United States citizens who receive a summons for jury duty must report to the courthouse and perform their civic duty. Your jury duty responsibilities could require anywhere from several hours to several months off work, though. What happens to your job and paycheck while you serve on a jury? Learn more about laws and your employer’s jury duty selection policy that affect your ability to get time off work and receive a paycheck when you’re called for jury duty.
Verify Your State’s Laws
The U.S. Department of Labor allows states to determine if jurors can receive time off work. Most states have established time off and paycheck guidelines employers must follow when an employee receives a jury duty summons, so verify your state’s specific jury duty leave laws.

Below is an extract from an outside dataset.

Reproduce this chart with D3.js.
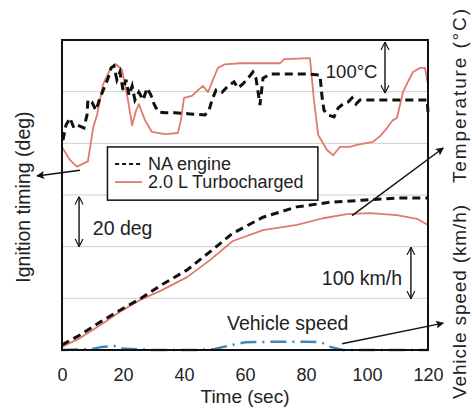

In general, many states require employers to provide employees with time off work for jury duty. Some states also allow employers to offer different levels of time off based on the company’s industry and location and the employee’s job title.
Additionally, state laws determine if employers must pay employees who serve on a jury. The law may allow employers to provide unpaid leave or deduct jury pay from the employee’s paycheck. In most cases, though, employers cannot cut benefits, including insurance coverage and vacation time accrual, while employees serve on a jury.

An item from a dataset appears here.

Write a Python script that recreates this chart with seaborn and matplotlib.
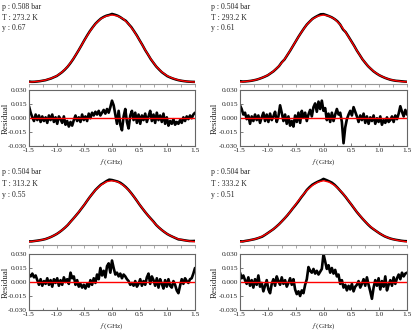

Review Your Employer’s Jury Duty Selection Policy
Many companies include a jury duty selection policy in the employee handbook. It outlines time off and pay details for employees who receive a jury duty summons, so review the policy and follow it as you arrange for your jury duty service.
Keep in mind that federal law protects employees while they serve on jury duty. Employers may not discourage employees from serving or terminate, demote, harass, threaten or coerce an employee who reports for jury duty.
Steps to Take When you Receive a Jury Duty Summons
As soon as you receive a jury duty summons, notify your employer. Early notification gives your supervisor time to find coverage for your duties or time to write a letter and ask the court to postpone your jury duty date, which may be beneficial if you’re an essential employee or are involved in a major project.
You will also want to discuss your summons with the Human Resources department and review your employer’s jury duty selection policy. Your employer may require you to show proof of your summons before they grant you leave or pay.
Jury duty remains a privilege and responsibility for Americans but can disrupt your job. Understand your rights under state law and your employer’s jury duty selection policy as you perform your civic duty.